Releases version 0.3.x of Seeks, due for early October will introduce personalized results.
There are many ways to personalize results and major search engines already do it. This article from a few years back is a good introduction to the different types of personalization.
Roughly, personalization uses your past or current behavior to predict, recommend or re-rank search results so that they better fit your expectations. Typically, this is what Google does, among other things, to personalize your results (an option that is now on by default). To do this it tracks your behavior as it can, through cookies and many other means. So in its essence, personalization implies a loss of privacy since the recommender system, or ‘personalizer’ needs to know you well in order to satisfy you well.
Seeks is different, because Seeks is designed to run on your machine. What Seeks 0.3.x will do is collect locally the URLs you are visiting, much like an automated bookmarking system. When possible it will associate the URLs you visit with the search queries you have performed, and store that locally.
This will basically allow two personalizations to take place:
- things you have done in the past will influence the ranking of search results you get. Typically, the domain names or URLs you visit often will get a boost in your results.
- results you have clicked on related, past searches, will also influence your present and future search results ranking. This is also known as re-finding.

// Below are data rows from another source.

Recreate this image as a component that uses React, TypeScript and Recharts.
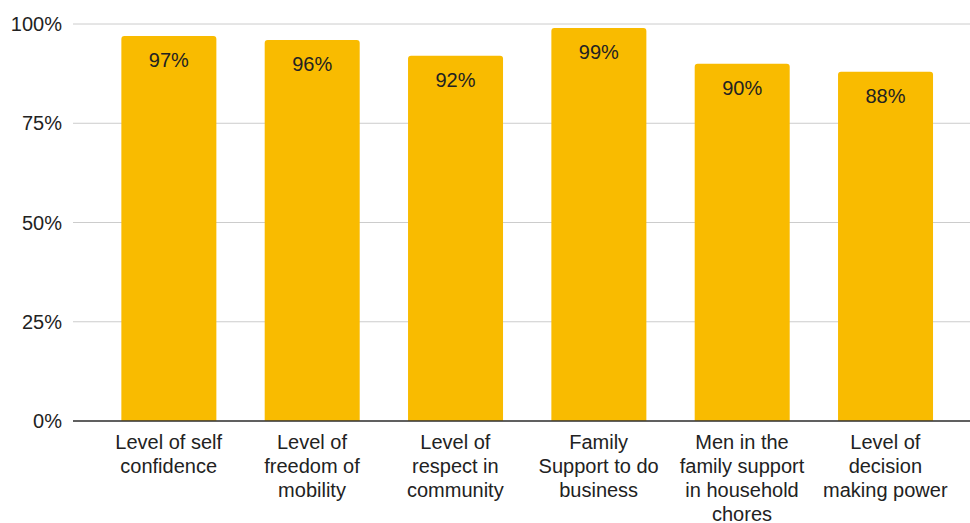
import { BarChart, Bar, XAxis, YAxis, CartesianGrid, LabelList } from "recharts";

const categories = [
  "Level of self confidence",
  "Level of freedom of mobility",
  "Level of respect in community",
  "Family Support to do business",
  "Men in the family support in household chores",
  "Level of decision making power",
];

// how each category label wraps under the axis
const tickLines = [
  ["Level of self", "confidence"],
  ["Level of", "freedom of", "mobility"],
  ["Level of", "respect in", "community"],
  ["Family", "Support to do", "business"],
  ["Men in the", "family support", "in household", "chores"],
  ["Level of", "decision", "making power"],
];

const values = [97, 96, 92, 99, 90, 88];

const yTicks = [0, 25, 50, 75, 100];

const data = categories.map((name, i) => ({ name, value: values[i], lines: tickLines[i] }));

const FONT = "Arial, 'Liberation Sans', sans-serif";

const CategoryTick = ({ x, y, index }: any) => {
  const lines = tickLines[index] || [];
  return (
    <text x={x} y={y} textAnchor="middle" fill="#222" fontSize={20} fontFamily={FONT}>
      {lines.map((line, i) => (
        <tspan key={i} x={x} dy={i === 0 ? 20 : 24}>
          {line}
        </tspan>
      ))}
    </text>
  );
};

const ValueLabel = ({ x, y, width, value }: any) => (
  <text
    x={x + width / 2}
    y={y + 31}
    textAnchor="middle"
    fill="#222"
    fontSize={20}
    fontFamily={FONT}
  >
    {value}%
  </text>
);

export default function App() {
  return (
    <div style={{ position: "absolute", left: 0, top: 0, background: "#fff" }}>
      <BarChart
        width={970}
        height={523}
        data={data}
        margin={{ top: 24, right: 0, bottom: 0, left: 0 }}
        barCategoryGap="17%"
      >
        <CartesianGrid vertical={false} stroke="#cccccc" />
        <XAxis
          dataKey="name"
          height={102}
          interval={0}
          tickLine={false}
          axisLine={{ stroke: "#333", strokeWidth: 1.5 }}
          padding={{ left: 24, right: 13 }}
          tick={<CategoryTick />}
        />
        <YAxis
          width={73}
          domain={[0, 100]}
          ticks={yTicks}
          tickFormatter={(v) => `${v}%`}
          axisLine={false}
          tickLine={false}
          tickSize={0}
          tickMargin={11}
          tick={{ fill: "#222", fontSize: 20, fontFamily: FONT }}
        />
        <Bar dataKey="value" fill="#F9BB00" radius={[3, 3, 0, 0]} isAnimationActive={false}>
          <LabelList dataKey="value" content={<ValueLabel />} />
        </Bar>
      </BarChart>
    </div>
  );
}
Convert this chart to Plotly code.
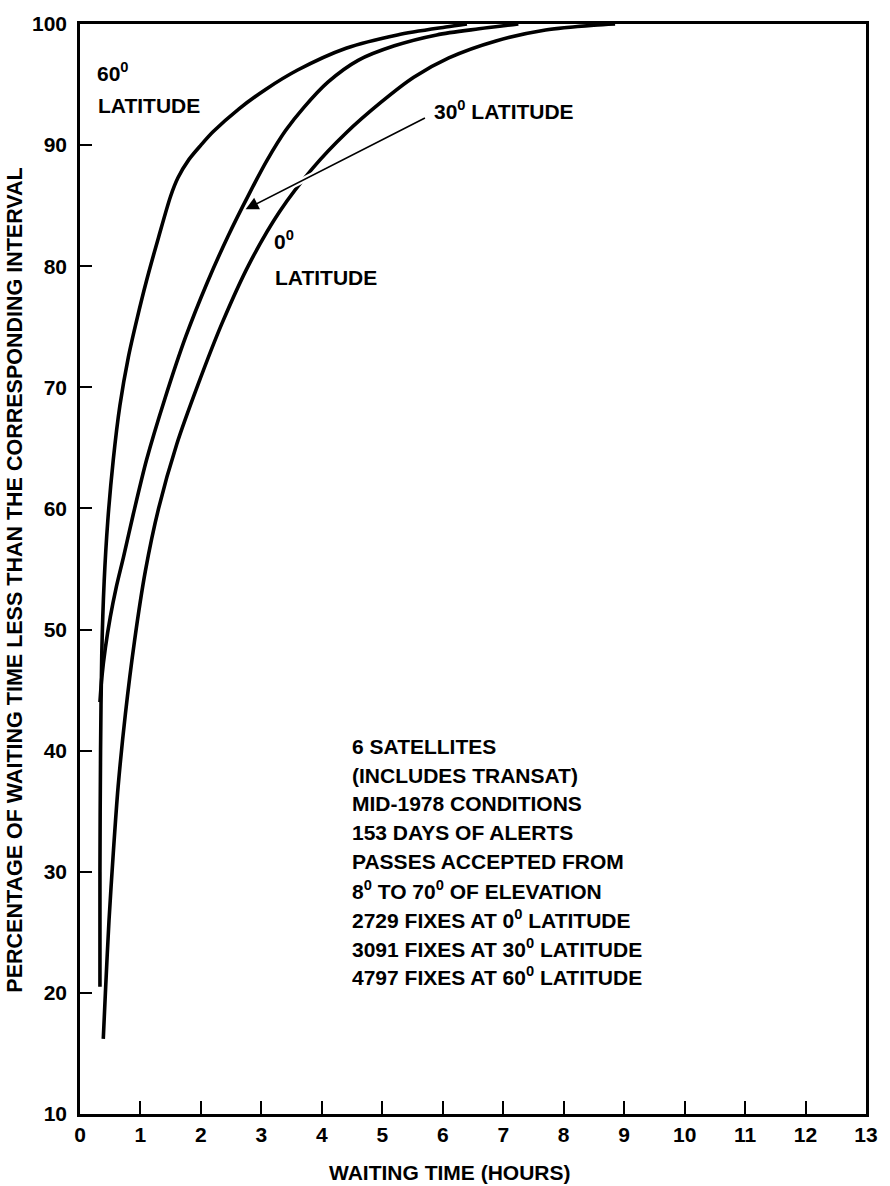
import plotly.graph_objects as go

# Cumulative distribution of waiting time between satellite fixes
# x: waiting time (hours), y: percentage of waiting times shorter than x
LAT60_HOURS = [0.33, 0.33, 0.34, 0.36, 0.40, 0.46, 0.55, 0.66, 0.80, 0.95, 1.10,
               1.30, 1.50, 1.62, 1.80, 2.00, 2.20, 2.63, 3.07, 3.60, 4.40, 5.25,
               6.05, 6.40]
LAT60_PCT = [20.5, 30.0, 40.0, 48.0, 54.0, 59.0, 64.0, 68.5, 72.5, 75.8, 78.8,
             82.4, 85.8, 87.3, 88.8, 90.0, 91.1, 93.0, 94.6, 96.2, 98.0, 99.1,
             99.75, 100.0]

LAT30_HOURS = [0.33, 0.36, 0.42, 0.50, 0.60, 0.72, 0.88, 1.10, 1.40, 1.75, 2.10,
               2.45, 2.80, 3.10, 3.40, 3.70, 4.10, 4.60, 5.20, 5.90, 6.60, 7.25]
LAT30_PCT = [44.0, 46.0, 48.5, 51.0, 53.5, 56.0, 59.5, 64.0, 69.0, 74.2, 78.6,
             82.5, 86.0, 88.8, 91.2, 93.1, 95.2, 97.0, 98.2, 99.1, 99.6, 100.0]

LAT0_HOURS = [0.385, 0.42, 0.48, 0.55, 0.63, 0.75, 0.90, 1.08, 1.30, 1.60, 1.95,
              2.35, 2.80, 3.30, 3.85, 4.40, 4.97, 5.52, 6.10, 6.88, 7.70, 8.50, 8.85]
LAT0_PCT = [16.2, 20.0, 26.0, 31.5, 37.0, 43.0, 49.0, 54.8, 60.0, 65.3, 70.2,
            75.3, 80.2, 84.5, 88.1, 91.0, 93.5, 95.6, 97.2, 98.6, 99.5, 99.9, 100.0]

X_TICKS = list(range(0, 14))
Y_TICKS = list(range(10, 101, 10))

NOTE_LINES = [
    "6 SATELLITES",
    "(INCLUDES TRANSAT)",
    "MID-1978 CONDITIONS",
    "153 DAYS OF ALERTS",
    "PASSES ACCEPTED FROM",
    "8<sup>0</sup> TO 70<sup>0</sup> OF ELEVATION",
    "2729 FIXES AT 0<sup>0</sup> LATITUDE",
    "3091 FIXES AT 30<sup>0</sup> LATITUDE",
    "4797 FIXES AT 60<sup>0</sup> LATITUDE",
]

FONT = "Liberation Sans, Arial, sans-serif"
FS = 21


def font(size=FS):
    return dict(family=FONT, size=size, color="black", weight="bold")


fig = go.Figure()
for xs, ys in [(LAT60_HOURS, LAT60_PCT), (LAT30_HOURS, LAT30_PCT), (LAT0_HOURS, LAT0_PCT)]:
    fig.add_trace(go.Scatter(
        x=xs, y=ys, mode="lines",
        line=dict(color="black", width=3.6, shape="spline", smoothing=0.8),
        showlegend=False, hoverinfo="skip",
    ))


def label(text, x, y):
    fig.add_annotation(text=text, x=x, y=y, xref="x", yref="y",
                       xanchor="left", yanchor="middle", showarrow=False,
                       font=font())


label("60<sup>0</sup>", 0.25, 96.0)
label("LATITUDE", 0.27, 93.3)
label("0<sup>0</sup>", 3.18, 82.2)
label("LATITUDE", 3.2, 79.1)
label("30<sup>0</sup> LATITUDE", 5.82, 92.9)

# arrow from the 30 degree label to its curve; a white band under it
# leaves a small break where it crosses the 0 degree curve
ARROW_TAIL = (5.73, 92.3)
ARROW_TIP = (2.74, 84.7)
slope = (ARROW_TAIL[1] - ARROW_TIP[1]) / (ARROW_TAIL[0] - ARROW_TIP[0])
gap_x0, gap_x1 = 3.42, 3.92
fig.add_shape(type="line", xref="x", yref="y", layer="above",
              x0=gap_x0, y0=ARROW_TIP[1] + slope * (gap_x0 - ARROW_TIP[0]),
              x1=gap_x1, y1=ARROW_TIP[1] + slope * (gap_x1 - ARROW_TIP[0]),
              line=dict(color="white", width=6))
fig.add_annotation(x=ARROW_TIP[0], y=ARROW_TIP[1], ax=ARROW_TAIL[0], ay=ARROW_TAIL[1],
                   xref="x", yref="y", axref="x", ayref="y", text="", showarrow=True,
                   arrowhead=2, arrowsize=1.6, arrowwidth=1.6, arrowcolor="black")

for i, line in enumerate(NOTE_LINES):
    label(line, 4.47, 100 - (743 + 29 * i - 14) / 12.222)

fig.add_annotation(text="WAITING TIME (HOURS)", x=0.47, y=-0.054, xref="paper", yref="paper",
                   xanchor="center", yanchor="middle", showarrow=False, font=font())
fig.add_annotation(text="PERCENTAGE OF WAITING TIME LESS THAN THE CORRESPONDING INTERVAL",
                   x=-0.083, y=0.49, xref="paper", yref="paper", textangle=-90,
                   xanchor="center", yanchor="middle", showarrow=False, font=font(21.5))

axis_common = dict(showline=True, linecolor="black", linewidth=2.5, mirror=True,
                   ticks="inside", tickcolor="black", tickwidth=2,
                   showgrid=False, zeroline=False, tickfont=font(21))
fig.update_xaxes(range=[0, 13], tickvals=X_TICKS, ticklen=13, **axis_common)
fig.update_yaxes(range=[10, 100], tickvals=Y_TICKS, ticklen=12, ticklabelstandoff=6, **axis_common)

fig.update_layout(
    width=890, height=1186,
    margin=dict(l=80, r=16, t=14, b=72),
    paper_bgcolor="white", plot_bgcolor="white",
)

fig.write_html("out.html")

This means that if you’re a Django developper, you’ll see less Django Reinhardt’s related results, and more about the development framework. Similarly, if you’re finding much of your technical answers on stackoverflow.com, results from this domains will get a boost.
So what is the difference between what Seeks intends to do and what Google does ? There are two main differences. First, Google does this, and does it well, but needs to track you on its servers. Seeks instead runs locally, preserves and uses the data locally so your privacy is respected. Second, Google tracks you, knows you well, even more than what you can imagine (e.g. possibly through google-analytics) but is not (yet!) on your machine. This means that Seeks sees your Web habits with a closer eye. Also, what Seeks stores is for you to control and reuse (e.g. as an enhanced bookmarking system). An API will be released for you to play with these data and reuse them the way you like.
For those who wonder, what will happen to the public nodes ? Every public node will act as a big fat user, you may see it as the ‘mean’ of all users using this public node. While we do recommend you install Seeks on your machine, none of the data stored on the public node will carry user identification. Basically, what Seeks will store are data of the form (URL,i) where i is the number of hits for this URL. From there, Bayesian inference does the personalization.
Finally, Seeks 0.3.x will introduce personalization based on your own data as a preparation for the 0.4 release series that will bring the P2P network. In 0.4.x other users’ habits will influence your search results and ranking, a scheme refered to as collaborative filtering. Privacy will be respected by giving every user full control on what data fragments are allowed to be shared with others in order to improve its search results.